-------- Input records

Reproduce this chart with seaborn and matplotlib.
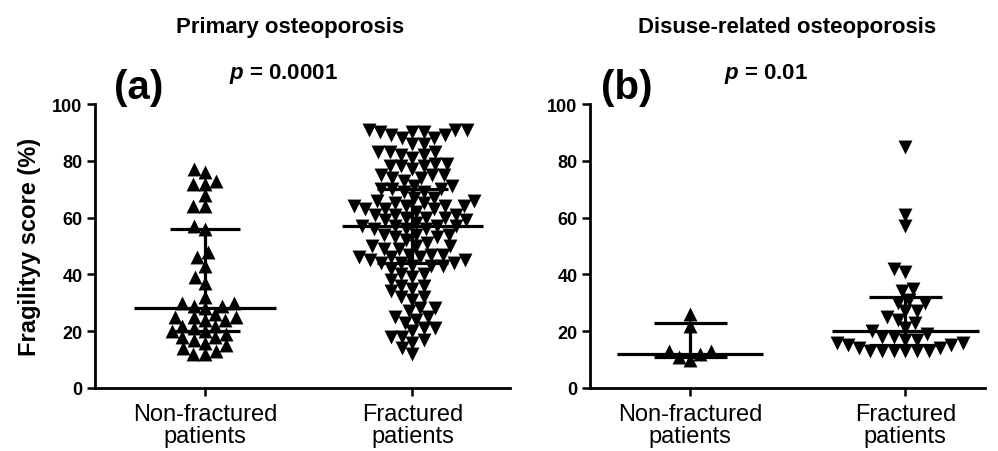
import numpy as np
import pandas as pd
import matplotlib
matplotlib.use("Agg")
import matplotlib.pyplot as plt
from matplotlib.path import Path
import seaborn as sns

# ---------------- data ----------------
categories = ["Non-fractured\npatients", "Fractured\npatients"]
panel_titles = ["Primary osteoporosis", "Disuse-related osteoporosis"]
panel_letters = ["(a)", "(b)"]
panel_pvalues = ["0.0001", "0.01"]

primary_nonfractured = [77, 76, 73, 72, 72, 68, 64, 64, 57, 56, 48, 46, 43, 39,
                        37, 32, 30, 30, 29, 29, 28, 26, 25, 25, 25, 24, 24, 22,
                        22, 21, 20, 20, 19, 18, 18, 17, 16, 15, 14, 13, 12, 12]
primary_fractured = [91, 91, 90, 90, 91, 90, 89, 89, 88, 88, 86, 86,
                     83, 83, 82, 82, 83, 81, 79, 78, 78, 77, 79, 78,
                     75, 75, 74, 74, 73, 75, 71, 70, 70, 69, 70, 71, 69,
                     67, 66, 67, 66, 65, 64, 64, 63, 63, 64, 63, 62, 64, 65,
                     61, 60, 61, 60, 59, 61, 60, 59, 57, 57, 56, 57, 56, 58, 56, 57,
                     54, 53, 54, 53, 52, 54, 50, 50, 49, 51, 50, 49,
                     47, 46, 47, 46, 45, 47, 46, 45, 44, 44, 43, 43, 44, 42, 43,
                     40, 39, 40, 38, 36, 35, 36, 34, 32, 31, 32, 28, 27, 28,
                     25, 24, 25, 23, 21, 20, 21, 18, 17, 18, 16, 14, 12]
disuse_nonfractured = [26, 22, 13, 12, 13, 10, 11]
disuse_fractured = [85, 61, 57, 42, 41, 35, 34, 31, 30, 30, 27, 27, 25, 24,
                    23, 21, 20, 19, 18, 18, 17, 17, 16, 16, 15, 15, 14, 14,
                    13, 13, 13, 13, 13, 13]

primary_median = [28, 57]
primary_q1 = [20, 44]
primary_q3 = [56, 70]
disuse_median = [12, 20]
disuse_q1 = [11, 15]
disuse_q3 = [23, 32]

yticks = [0, 20, 40, 60, 80, 100]
ylabel = "Fragilityy score (%)"

# ---------------- style ----------------
sns.set_theme(style="ticks")
plt.rcParams["font.family"] = ["Liberation Sans", "DejaVu Sans"]
plt.rcParams["text.color"] = "black"
plt.rcParams["axes.labelcolor"] = "black"
plt.rcParams["xtick.color"] = "black"
plt.rcParams["ytick.color"] = "black"
plt.rcParams["mathtext.fontset"] = "custom"
plt.rcParams["mathtext.rm"] = "Liberation Sans:bold"
plt.rcParams["mathtext.it"] = "Liberation Sans:italic:bold"
plt.rcParams["mathtext.bf"] = "Liberation Sans:bold"

W, H = 998, 452
fig = plt.figure(figsize=(W / 100, H / 100), dpi=100)

def px_axes(l, r, b, t):
    return fig.add_axes([l / W, 1 - b / H, (r - l) / W, (b - t) / H])

ax_a = px_axes(95, 510, 389, 105)
ax_b = px_axes(590, 985, 389, 105)

panels = [
    (ax_a, [primary_nonfractured, primary_fractured], primary_median, primary_q1, primary_q3, (-0.53, 1.47)),
    (ax_b, [disuse_nonfractured, disuse_fractured], disuse_median, disuse_q1, disuse_q3, (-0.465, 1.37)),
]
markers = ["^", "v"]
MARKER_SCALE = 1.25

for ax, groups, med, q1, q3, xlim in panels:
    for i, (vals, mk) in enumerate(zip(groups, markers)):
        df = pd.DataFrame({"group": [categories[i]] * len(vals), "score": vals})
        n_before = len(ax.collections)
        sns.swarmplot(data=df, x="group", y="score", order=categories,
                      marker=mk, color="black", size=8.0, linewidth=0,
                      ax=ax, clip_on=False, zorder=2, warn_thresh=1.0)
        # enlarge the drawn glyphs (swarm spacing keeps the smaller footprint,
        # giving the overlapping look of the original)
        for coll in ax.collections[n_before:]:
            paths = coll.get_paths()
            if paths:
                coll.set_paths([Path(p.vertices * MARKER_SCALE, p.codes) for p in paths])
    pos = np.arange(len(categories))
    ax.hlines(med, pos - 0.34, pos + 0.34, color="black", lw=2.3, zorder=4)
    ax.hlines(q1, pos - 0.17, pos + 0.17, color="black", lw=2.3, zorder=4)
    ax.hlines(q3, pos - 0.17, pos + 0.17, color="black", lw=2.3, zorder=4)
    ax.vlines(pos, q1, q3, color="black", lw=2.3, zorder=4)

    ax.set_xlim(*xlim)
    ax.set_ylim(0, 100)
    ax.set_yticks(yticks)
    ax.set_yticklabels([str(t) for t in yticks], fontsize=13, fontweight="bold")
    ax.tick_params(axis="x", labelsize=17, length=6, width=1.8, color="black", pad=5)
    ax.tick_params(axis="y", length=6, width=1.8, color="black", pad=3)
    ax.set_xlabel("")
    ax.set_ylabel("")
    for s in ["top", "right"]:
        ax.spines[s].set_visible(False)
    for s in ["left", "bottom"]:
        ax.spines[s].set_linewidth(2.0)
        ax.spines[s].set_color("black")
    for lab in ax.get_xticklabels():
        lab.set_linespacing(1.0)
        lab.set_color("black")
    for lab in ax.get_yticklabels():
        lab.set_color("black")

ax_a.set_ylabel(ylabel, fontsize=17, fontweight="bold", labelpad=8, color="black")

# titles and annotations
title_x = [290, 787]
letter_x = [139, 627]
p_x = [283, 766]
for i in range(2):
    fig.text(title_x[i] / W, 1 - 28 / H, panel_titles[i], ha="center", va="center",
             fontsize=16, fontweight="bold", color="black")
    fig.text(letter_x[i] / W, 1 - 88 / H, panel_letters[i], ha="center", va="center",
             fontsize=29, fontweight="bold", color="black")
    fig.text(p_x[i] / W, 1 - 74 / H, r"$\it{p}$ = " + panel_pvalues[i], ha="center",
             va="center", fontsize=16, fontweight="bold", color="black")

fig.savefig("out.png", dpi=100)
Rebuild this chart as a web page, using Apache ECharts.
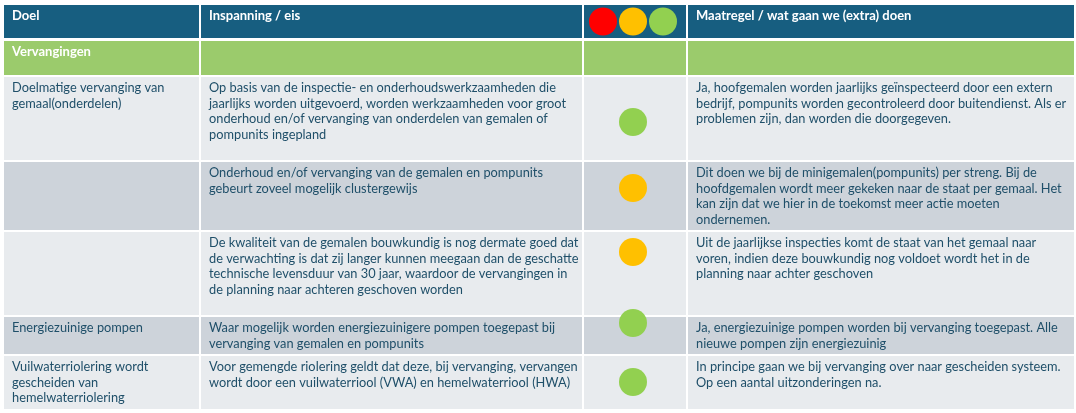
<!DOCTYPE html>
<html>
<head>
<meta charset="utf-8">
<script src="https://cdn.jsdelivr.net/npm/echarts@6/dist/echarts.min.js"></script>
<style>
  html, body { margin: 0; padding: 0; background: #fff; }
  #chart { width: 1076px; height: 413px; }
</style>
</head>
<body>
<div id="chart"></div>
<script>
// tabelinhoud
const headers = ['Doel', 'Inspanning / eis', '', 'Maatregel / wat gaan we (extra) doen'];
const sectionTitle = 'Vervangingen';
const doel = [
  'Doelmatige vervanging van\ngemaal(onderdelen)',
  '',
  '',
  'Energiezuinige pompen',
  'Vuilwaterriolering wordt\ngescheiden van\nhemelwaterriolering'
];
const inspanning = [
  'Op basis van de inspectie- en onderhoudswerkzaamheden die\njaarlijks worden uitgevoerd, worden werkzaamheden voor groot\nonderhoud en/of vervanging van onderdelen van gemalen of\npompunits ingepland',
  'Onderhoud en/of vervanging van de gemalen en pompunits\ngebeurt zoveel mogelijk clustergewijs',
  'De kwaliteit van de gemalen bouwkundig is nog dermate goed dat\nde verwachting is dat zij langer kunnen meegaan dan de geschatte\ntechnische levensduur van 30 jaar, waardoor de vervangingen in\nde planning naar achteren geschoven worden',
  'Waar mogelijk worden energiezuinigere pompen toegepast bij\nvervanging van gemalen en pompunits',
  'Voor gemengde riolering geldt dat deze, bij vervanging, vervangen\nwordt door een vuilwaterriool (VWA) en hemelwaterriool (HWA)'
];
const status = ['groen', 'oranje', 'oranje', 'groen', 'groen'];
const maatregel = [
  'Ja, hoofgemalen worden jaarlijks geïnspecteerd door een extern\nbedrijf, pompunits worden gecontroleerd door buitendienst. Als er\nproblemen zijn, dan worden die doorgegeven.',
  'Dit doen we bij de minigemalen(pompunits) per streng. Bij de\nhoofdgemalen wordt meer gekeken naar de staat per gemaal. Het\nkan zijn dat we hier in de toekomst meer actie moeten\nondernemen.',
  'Uit de jaarlijkse inspecties komt de staat van het gemaal naar\nvoren, indien deze bouwkundig nog voldoet wordt het in de\nplanning naar achter geschoven',
  'Ja, energiezuinige pompen worden bij vervanging toegepast. Alle\nnieuwe pompen zijn energiezuinig',
  'In principe gaan we bij vervanging over naar gescheiden systeem.\nOp een aantal uitzonderingen na.'
];
const legendStatus = ['rood', 'oranje', 'groen'];

// opmaak
const colLeft = [4, 201, 584, 688];
const colRight = [199, 582, 686, 1074];
const rowTop = [5, 41, 77, 162, 232, 317, 356];
const rowBottom = [38, 75, 160, 230, 315, 354, 409];
const dotOffset = [45, 26, 20, 6, 26];
const statusColor = { rood: '#FF0000', oranje: '#FFC000', groen: '#92D050' };
const rowFill = ['#175E80', '#9BCB6C', '#E8EBEE', '#CDD3DA', '#E8EBEE', '#CDD3DA', '#E8EBEE'];
const textColor = '#1F4F69';
const fontFamily = 'Lato, "Noto Sans", sans-serif';

const chart = echarts.init(document.getElementById('chart'), null, { renderer: 'canvas' });

// cellen opbouwen: [kolom, rij, tekst]
const cells = [];
headers.forEach((h, c) => cells.push({ c, r: 0, text: h, bold: true, color: '#fff' }));
for (let c = 0; c < 4; c++) {
  cells.push({ c, r: 1, text: c === 0 ? sectionTitle : '', bold: true, color: '#fff' });
}
doel.forEach((t, i) => {
  const r = i + 2;
  [t, inspanning[i], '', maatregel[i]].forEach((txt, c) => {
    cells.push({ c, r, text: txt, bold: false, color: textColor });
  });
});

const dotX = (colLeft[2] + colRight[2]) / 2 - 2;
const dots = status.map((s, i) => ({
  value: [dotX, rowTop[i + 2] + dotOffset[i]],
  itemStyle: { color: statusColor[s] }
}));
const headerDots = legendStatus.map((s, i) => ({
  value: [dotX + (i - 1) * 30, (rowTop[0] + rowBottom[0]) / 2],
  itemStyle: { color: statusColor[s] }
}));

const option = {
  animation: false,
  grid: { left: 0, right: 0, top: 0, bottom: 0 },
  xAxis: { type: 'value', min: 0, max: 1076, show: false },
  yAxis: { type: 'value', min: 0, max: 413, inverse: true, show: false },
  series: [
    {
      type: 'custom',
      clip: false,
      data: cells.map(d => [d.c, d.r]),
      renderItem: (params, api) => {
        const d = cells[params.dataIndex];
        const p0 = api.coord([colLeft[d.c], rowTop[d.r]]);
        const p1 = api.coord([colRight[d.c], rowBottom[d.r]]);
        return {
          type: 'group',
          children: [
            {
              type: 'rect',
              shape: { x: p0[0], y: p0[1], width: p1[0] - p0[0], height: p1[1] - p0[1] },
              style: { fill: rowFill[d.r] }
            },
            {
              type: 'text',
              style: {
                text: d.text,
                x: p0[0] + 8,
                y: p0[1] + 3,
                fill: d.color,
                font: (d.bold ? 'bold 13px ' : '12.8px ') + fontFamily,
                lineHeight: 15.7,
                verticalAlign: 'top'
              }
            }
          ]
        };
      }
    },
    {
      type: 'scatter',
      symbol: 'circle',
      symbolSize: 28,
      itemStyle: { opacity: 1 },
      data: dots.concat(headerDots),
      z: 5
    }
  ]
};

chart.setOption(option);
</script>
</body>
</html>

----------------

■ **What you are asked to do**
Leave out any pictures and return exactly the lines from the beginning of the data through the line with "import seaborn as sns", inclusive.

■ **Exercise solution**
Reproduce this chart with seaborn and matplotlib.
import numpy as np
import pandas as pd
import matplotlib
matplotlib.use("Agg")
import matplotlib.pyplot as plt
from matplotlib.path import Path
import seaborn as sns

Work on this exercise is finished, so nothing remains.